I have never felt that I’m missing out on something as a result of not knowing the Bengali script. I can speak the language and that has always been enough for me. But still, there is always this voice inside my head nagging me whenever I am reminded of it. You can’t read or write in your mother tongue. It’s so shameful.
To know how to read your mother tongue is to have the key to freedom. #Language Click To Tweet
Some years back when I flew down to Sydney for the very first time, an uncle who had come to pick me up had carried a placard with my name written in Bengali because we had never met before. The irony was that I didn’t know what was written. However, since it was Australia and he was the only one carrying a placard written in what looked like Bengali Script I was able to identify him. I still remember his disappointment at learning that I don’t know how to read Bengali. Even at that point, I had voices shouting in my head. One saying it wasn’t a big deal while the other chiding me for not knowing something which I should.

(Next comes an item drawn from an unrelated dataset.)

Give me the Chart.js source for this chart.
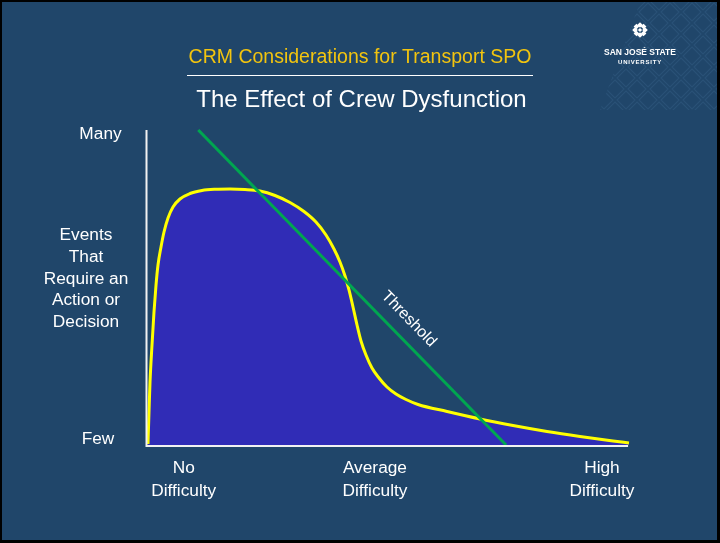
<!DOCTYPE html>
<html>
<head>
<meta charset="utf-8">
<script src="https://cdn.jsdelivr.net/npm/chart.js@4.4.1/dist/chart.umd.min.js"></script>
<style>
  html, body { margin: 0; padding: 0; background: #000; }
  #wrap { width: 720px; height: 543px; }
</style>
</head>
<body>
<div id="wrap"><canvas id="c" width="720" height="543"></canvas></div>
<script>
// ---- data (x: task difficulty 0..100, y: number of events 0..100) ----
const curveX = [0.41, 0.62, 0.83, 1.24, 1.65, 2.07, 2.48, 3.10, 3.72, 4.55, 5.58, 7.02, 9.09, 11.57, 14.26, 17.36, 20.45, 23.55, 26.65, 29.75, 32.64, 35.12, 37.19, 38.84, 40.08, 41.12, 41.94, 42.77, 43.60, 44.42, 45.45, 46.69, 48.14, 49.79, 51.65, 53.72, 56.20, 62.19, 69.01, 75.83, 82.85, 89.67, 96.49, 99.79];
const curveY = [0.32, 10.48, 20.0, 31.75, 42.22, 50.79, 57.14, 62.86, 67.62, 72.06, 75.56, 78.10, 79.84, 80.79, 81.17, 81.27, 81.11, 80.63, 79.21, 76.98, 74.13, 70.79, 66.67, 62.22, 58.10, 53.65, 49.21, 43.81, 38.10, 33.02, 28.57, 24.44, 21.27, 18.41, 16.19, 14.44, 12.86, 10.63, 8.25, 6.19, 4.29, 2.70, 1.27, 0.63];
const thresholdX = [10.8, 74.4];
const thresholdY = [100, 0];
const thresholdLabel = "Threshold";
const thresholdLabelAt = [54.3, 40];

const categoryLabels = [["No", "Difficulty"], ["Average", "Difficulty"], ["High", "Difficulty"]];
const categoryPos = [7.8, 47.3, 94.2];
const yTickLabels = ["Few", "Many"];
const yTickPos = [2.2, 98.9];
const yTitleLines = ["Events", "That", "Require an", "Action or", "Decision"];
const titleTop = "CRM Considerations for Transport SPO";
const titleMain = "The Effect of Crew Dysfunction";

const BG = "#20466a";
const FONT = "'Liberation Sans', Arial, sans-serif";

function wideText(ctx, t, x, y, sx) {
  ctx.save();
  ctx.translate(x, y);
  ctx.scale(sx, 1);
  ctx.fillText(t, 0, 0);
  ctx.restore();
}

const decor = {
  id: 'decor',
  beforeDraw(chart) {
    const ctx = chart.ctx;
    ctx.save();
    ctx.fillStyle = "#000";
    ctx.fillRect(0, 0, 720, 543);
    ctx.fillStyle = BG;
    ctx.fillRect(2, 2, 715, 538);
    // faint lattice in the top-right corner
    ctx.beginPath();
    ctx.moveTo(640, 2); ctx.lineTo(717, 2); ctx.lineTo(717, 110); ctx.lineTo(600, 110); ctx.closePath();
    ctx.clip();
    ctx.strokeStyle = "rgba(120,170,220,0.11)";
    ctx.lineWidth = 1.2;
    const s = 11;
    for (let cx = 560; cx < 740; cx += 2 * s) {
      for (let cy = -10; cy < 130; cy += 2 * s) {
        for (const off of [0, s]) {
          const x = cx + off, y = cy + off;
          ctx.beginPath();
          ctx.moveTo(x, y - s + 2); ctx.lineTo(x + s - 2, y); ctx.lineTo(x, y + s - 2); ctx.lineTo(x - s + 2, y); ctx.closePath();
          ctx.stroke();
        }
      }
    }
    ctx.restore();
  },
  afterDatasetsDraw(chart) {
    const ctx = chart.ctx;
    const xs = chart.scales.x, ys = chart.scales.y;
    const a = chart.chartArea;
    ctx.save();
    // axes
    ctx.strokeStyle = "#f2f2f2";
    ctx.lineWidth = 2;
    ctx.beginPath();
    ctx.moveTo(a.left + 0.5, a.top);
    ctx.lineTo(a.left + 0.5, a.bottom + 1);
    ctx.lineTo(xs.getPixelForValue(99.6), a.bottom + 1);
    ctx.stroke();

    ctx.fillStyle = "#ffffff";
    ctx.textAlign = "center";
    ctx.textBaseline = "alphabetic";
    const SX = 1.08;
    // y tick labels
    ctx.font = "16px " + FONT;
    yTickLabels.forEach((t, i) => {
      wideText(ctx, t, i === 0 ? 98 : 100.5, ys.getPixelForValue(yTickPos[i]) + 6, SX);
    });
    // y title
    yTitleLines.forEach((t, i) => wideText(ctx, t, 86, 240 + i * 21.8, SX));
    // x category labels
    categoryLabels.forEach((lines, i) => {
      const px = xs.getPixelForValue(categoryPos[i]);
      lines.forEach((t, j) => wideText(ctx, t, px, 473 + j * 23, SX));
    });
    // threshold label
    const tx = xs.getPixelForValue(thresholdLabelAt[0]);
    const ty = ys.getPixelForValue(thresholdLabelAt[1]);
    const ang = Math.atan2(ys.getPixelForValue(thresholdY[1]) - ys.getPixelForValue(thresholdY[0]),
                           xs.getPixelForValue(thresholdX[1]) - xs.getPixelForValue(thresholdX[0]));
    ctx.translate(tx, ty);
    ctx.rotate(ang);
    ctx.textBaseline = "middle";
    ctx.fillText(thresholdLabel, 0, 0);
    ctx.restore();

    // titles
    ctx.save();
    ctx.textAlign = "center";
    ctx.fillStyle = "#f2c40f";
    ctx.font = "19.5px " + FONT;
    ctx.fillText(titleTop, 360, 63);
    ctx.strokeStyle = "#ffffff";
    ctx.lineWidth = 1;
    ctx.beginPath(); ctx.moveTo(187, 75.5); ctx.lineTo(533, 75.5); ctx.stroke();
    ctx.fillStyle = "#ffffff";
    ctx.font = "24px " + FONT;
    ctx.fillText(titleMain, 361.5, 107);

    // logo
    const lx = 640, ly = 30;
    ctx.fillStyle = "#ffffff";
    for (let k = 0; k < 8; k++) {
      const ang2 = k * Math.PI / 4;
      ctx.save();
      ctx.translate(lx + Math.cos(ang2) * 5, ly + Math.sin(ang2) * 5);
      ctx.rotate(Math.PI / 4);
      ctx.fillRect(-2, -2, 4, 4);
      ctx.restore();
    }
    ctx.save();
    ctx.translate(lx, ly); ctx.rotate(Math.PI / 4); ctx.fillRect(-1.5, -1.5, 3, 3);
    ctx.restore();
    ctx.font = "bold 8.5px " + FONT;
    ctx.fillText("SAN JOSÉ STATE", lx, 55);
    ctx.font = "bold 6px " + FONT;
    if ('letterSpacing' in ctx) ctx.letterSpacing = "0.8px";
    ctx.fillText("UNIVERSITY", lx, 64);
    ctx.restore();
  }
};

const curveData = curveX.map((x, i) => ({ x, y: curveY[i] }));
const thresholdData = thresholdX.map((x, i) => ({ x, y: thresholdY[i] }));

new Chart(document.getElementById('c'), {
  type: 'line',
  data: {
    datasets: [
      {
        label: 'Events',
        data: curveData,
        borderColor: '#ffff00',
        borderWidth: 3,
        backgroundColor: '#302cb6',
        fill: 'origin',
        pointRadius: 0,
        cubicInterpolationMode: 'monotone',
        order: 1,
        clip: false
      },
      {
        label: 'Threshold',
        data: thresholdData,
        borderColor: '#00a650',
        borderWidth: 3,
        fill: false,
        pointRadius: 0,
        tension: 0,
        order: 0,
        clip: false
      }
    ]
  },
  options: {
    responsive: false,
    animation: false,
    devicePixelRatio: 1,
    layout: { padding: { left: 146, right: 90, top: 130, bottom: 98 } },
    scales: {
      x: { type: 'linear', min: 0, max: 100, display: false },
      y: { type: 'linear', min: 0, max: 100, display: false }
    },
    plugins: {
      legend: { display: false },
      tooltip: { enabled: false },
      title: { display: false }
    }
  },
  plugins: [decor]
});
</script>
</body>
</html>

Sometimes I think the fact that I don’t know how to read and write in Bengali has made me appreciate every culture that I have been part of instead of being limited to just my own. But then again, I feel, that’s just my way of justifying something that probably isn’t the norm. For justifying my inability to do something as basic as reading a language I have been speaking at home forever. Who doesn’t know how to read and write in their mother tongue? I haven’t met anyone apart from my sister and me.
I have probably missed out on Bengali Literature. Translated works never have the original charm, rarely ever. I do feel that sometimes. Maybe reading the old letters by my grandparents or the Wedding card of my parents. These are some things I wish I could do. But other than that, I’m not too sure.
However, now that I have M, a part of me worries how I’ll pass on my language to her. Though I also wonder if her knowing and understanding Bengali isn’t enough. If her being able to write in it is really that important to me.
Will I like it if she and I are able to converse in Bengali? Of course, yes. Will it be really bad if she cannot read or write in Bengali? No, I don’t think so. And that’s where I find myself staring at that age-old puzzle again.
Should I have know how to read and write in my mother tongue? Should I be ashamed that I don’t?
Maybe I sound silly to you. Maybe I do, really. And that’s why I ask you to tell me what I might be missing out on?
What do you think is the benefit of being able to read and write in one’s mother tongue? Is speaking it not enough?